Book review: Dark Matter

Dark MatterDark Matter by Blake Crouch
My rating: 4 of 5 stars

I am a sucker for multiverse stories.

And so are the other countless millions of versions of me. If they exist.
Dark Matter is at heart a simple story, about a man–in this case atomic scientist Jason Dessen–who reaches a crossroads in his life and has to choose between a great career or a great family. He chooses the family and 15 years later seems pretty content with the choice.

Then he gets abducted while returning from a pub one night and things start getting weird. He is injected with some kind of drug and wakes up in a lab he has no memory of, surrounded by people who say he has been gone for 14 months. He has accomplished fantastic things he can’t recall. He wonders if he is losing his mind.

From this starting point, Dark Matter merrily takes the reader on a breakneck journey across parallel worlds, some seemingly utopian, others the stuff of nightmares, as Dessen struggles to figure out what has happened to him and tries to reconnect with his wife and son.

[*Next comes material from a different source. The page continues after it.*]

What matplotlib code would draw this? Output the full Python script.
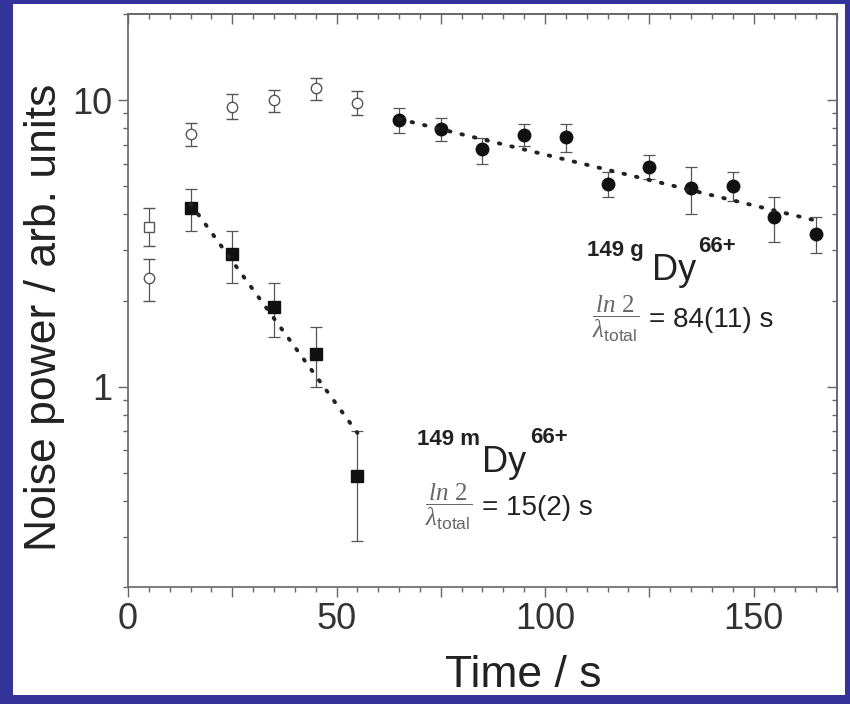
import matplotlib
matplotlib.use("Agg")
import matplotlib.pyplot as plt
from matplotlib.patches import Rectangle
from matplotlib.ticker import MultipleLocator, FixedLocator, LogLocator, FuncFormatter, NullFormatter
import numpy as np

plt.rcParams['font.family'] = ['Liberation Sans', 'DejaVu Sans']
plt.rcParams['mathtext.rm'] = 'Liberation Serif'
plt.rcParams['mathtext.it'] = 'Liberation Serif:italic'
plt.rcParams['mathtext.sf'] = 'Liberation Sans'

# open square (t = 5 s)
t_open_sq = [5]
y_open_sq = [3.6]
lo_open_sq = [3.1]
hi_open_sq = [4.2]

# open circles (build-up)
t_open_c = [5, 15, 25, 35, 45, 55]
y_open_c = [2.4, 7.6, 9.5, 10.0, 11.0, 9.8]
lo_open_c = [2.0, 6.9, 8.6, 9.1, 10.0, 8.9]
hi_open_c = [2.8, 8.3, 10.5, 10.9, 12.0, 10.75]

# 149m Dy66+ (filled squares)
t_m = [15, 25, 35, 45, 55]
y_m = [4.2, 2.9, 1.9, 1.3, 0.49]
lo_m = [3.5, 2.3, 1.49, 1.0, 0.29]
hi_m = [4.9, 3.5, 2.3, 1.61, 0.70]

# 149g Dy66+ (filled circles)
t_g = [65, 75, 85, 95, 105, 115, 125, 135, 145, 155, 165]
y_g = [8.5, 7.93, 6.75, 7.55, 7.43, 5.1, 5.85, 4.93, 5.01, 3.91, 3.41]
lo_g = [7.67, 7.2, 6.0, 6.9, 6.6, 4.6, 5.3, 4.0, 4.45, 3.2, 2.93]
hi_g = [9.4, 8.65, 7.4, 8.25, 8.25, 5.6, 6.45, 5.85, 5.6, 4.6, 3.9]

# exponential fits (straight on log axis), end points
fit_m_t = [15, 55]
fit_m_y = [4.35, 0.69]
fit_g_t = [65, 165]
fit_g_y = [8.6, 3.8]

W, H = 850, 704
fig = plt.figure(figsize=(W / 100, H / 100), dpi=100, facecolor='#333399')
fig.add_artist(Rectangle((13 / W, 1 - 695 / H), (845 - 13) / W, (695 - 4) / H,
                         transform=fig.transFigure, facecolor='white', edgecolor='none', zorder=0))

ax = fig.add_axes([128 / W, 1 - 587 / H, (837 - 128) / W, (587 - 14) / H])
ax.set_facecolor('white')


def fxy(px, py):
    return px / W, 1 - py / H


def err(y, lo, hi):
    return [np.subtract(y, lo), np.subtract(hi, y)]


eb = dict(ecolor='#555555', elinewidth=0.9, capsize=4.5, capthick=0.9, linestyle='none')

ax.errorbar(t_open_sq, y_open_sq, yerr=err(y_open_sq, lo_open_sq, hi_open_sq), marker='s', ms=7,
            mfc='white', mec='#555555', mew=1, **eb)
ax.errorbar(t_open_c, y_open_c, yerr=err(y_open_c, lo_open_c, hi_open_c), marker='o', ms=7.5,
            mfc='white', mec='#555555', mew=1, **eb)
ax.errorbar(t_m, y_m, yerr=err(y_m, lo_m, hi_m), marker='s', ms=8.5,
            mfc='#111111', mec='#111111', **eb)
ax.errorbar(t_g, y_g, yerr=err(y_g, lo_g, hi_g), marker='o', ms=9,
            mfc='#111111', mec='#111111', **eb)

for ft, fy in [(fit_m_t, fit_m_y), (fit_g_t, fit_g_y)]:
    ax.plot(ft, fy, color='#222222', lw=2.8, linestyle=(0, (0.4, 2.9)),
            dash_capstyle='round', zorder=3)

ax.set_xlim(0, 170)
ax.set_yscale('log')
ax.set_ylim(0.2, 20)

ax.xaxis.set_major_locator(MultipleLocator(25))
ax.xaxis.set_minor_locator(MultipleLocator(5))
ax.xaxis.set_major_formatter(FuncFormatter(lambda v, p: f'{v:.0f}' if v % 50 == 0 else ''))
ax.yaxis.set_major_locator(FixedLocator([1, 10]))
ax.yaxis.set_minor_locator(LogLocator(subs=np.arange(2, 10)))
ax.yaxis.set_major_formatter(FuncFormatter(lambda v, p: f'{v:g}'))
ax.yaxis.set_minor_formatter(NullFormatter())

ax.tick_params(which='both', direction='out', color='#666666', width=1,
               labelsize=26, labelcolor='#333333', top=False, right=False)
ax.tick_params(which='major', length=7, pad=4)
ax.tick_params(which='minor', length=3.5)
for s in ax.spines.values():
    s.set_color('#666666')
    s.set_linewidth(1.2)

# mirrored axes with inward ticks
sx = ax.secondary_xaxis('top')
sx.xaxis.set_major_locator(MultipleLocator(25))
sx.xaxis.set_minor_locator(MultipleLocator(5))
sx.tick_params(which='both', direction='in', color='#666666', width=1, labeltop=False)
sx.tick_params(which='major', length=7)
sx.tick_params(which='minor', length=3.5)
sx.spines['top'].set_color('#666666')
sx.spines['top'].set_linewidth(1.2)

sy = ax.secondary_yaxis('right')
sy.yaxis.set_major_locator(FixedLocator([1, 10]))
sy.yaxis.set_minor_locator(LogLocator(subs=np.arange(2, 10)))
sy.yaxis.set_minor_formatter(NullFormatter())
sy.tick_params(which='both', direction='in', color='#666666', width=1, labelright=False)
sy.tick_params(which='major', length=7)
sy.tick_params(which='minor', length=3.5)
sy.spines['right'].set_color('#666666')
sy.spines['right'].set_linewidth(1.2)

ax.set_xlabel('Time / s', fontsize=32, color='#222222', va='center')
ax.xaxis.set_label_coords(0.557, -0.154)
ax.set_ylabel('Noise power / arb. units', fontsize=32, color='#222222', va='center')
ax.yaxis.set_label_coords(-0.118, 0.47)

# isotope labels
frac = r'$\dfrac{\mathit{ln\ 2}}{\lambda_{\mathsf{total}}}$'
for (x0, yb), iso, dy_dx, dy_b, sup_dx, sup_b, fc, eq in [
        ((417, 445), '149 m', 65, 472, 113, 443, (449, 507), '= 15(2) s'),
        ((587, 256), '149 g', 65, 280, 111, 252, (616, 319), '= 84(11) s')]:
    fig.text(*fxy(x0, yb), iso, fontsize=16, fontweight='bold', color='#222222', va='baseline')
    fig.text(*fxy(x0 + dy_dx, dy_b), 'Dy', fontsize=26, color='#222222', va='baseline')
    fig.text(*fxy(x0 + sup_dx, sup_b), '66+', fontsize=16, fontweight='bold', color='#222222', va='baseline')
    fig.text(*fxy(*fc), frac, fontsize=18, math_fontfamily='custom', color='#666666',
             ha='center', va='center')
    fig.text(*fxy(fc[0] + 33, fc[1] + 1), eq, fontsize=20, color='#222222', va='center')

fig.savefig('out.png', dpi=100, facecolor=fig.get_facecolor())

The story effortlessly switches gears from intimate to weird and back again and although the mystery is naturally peeled away as the plot drives forward, author Blake Crouch keeps interest high by constantly ratcheting up the tension over what will happen next. With a multitude of worlds, the possibilities are literally endless.

I particularly like the exploration of the concept that once you choose a certain path, it can shape and change you in profound ways, not just in what you do or become, but fundamentally altering the person you are and the identity you assume.

There are car chases, too.

Some might balk a bit at Crouch’s prose–he is nearly channeling Hemingway here, with short, staccato sentences and single line paragraphs. But the economy of words emerges as a strength, sort of the equivalent of a well-made sketch that allows the viewer to easily fill in details.

As I said, I am a sucker for multiverse stories and Dark Matters scratched the itch for me in fine style. If you are at all interested in parallel universe fiction, Dark Matter is an easy recommendation.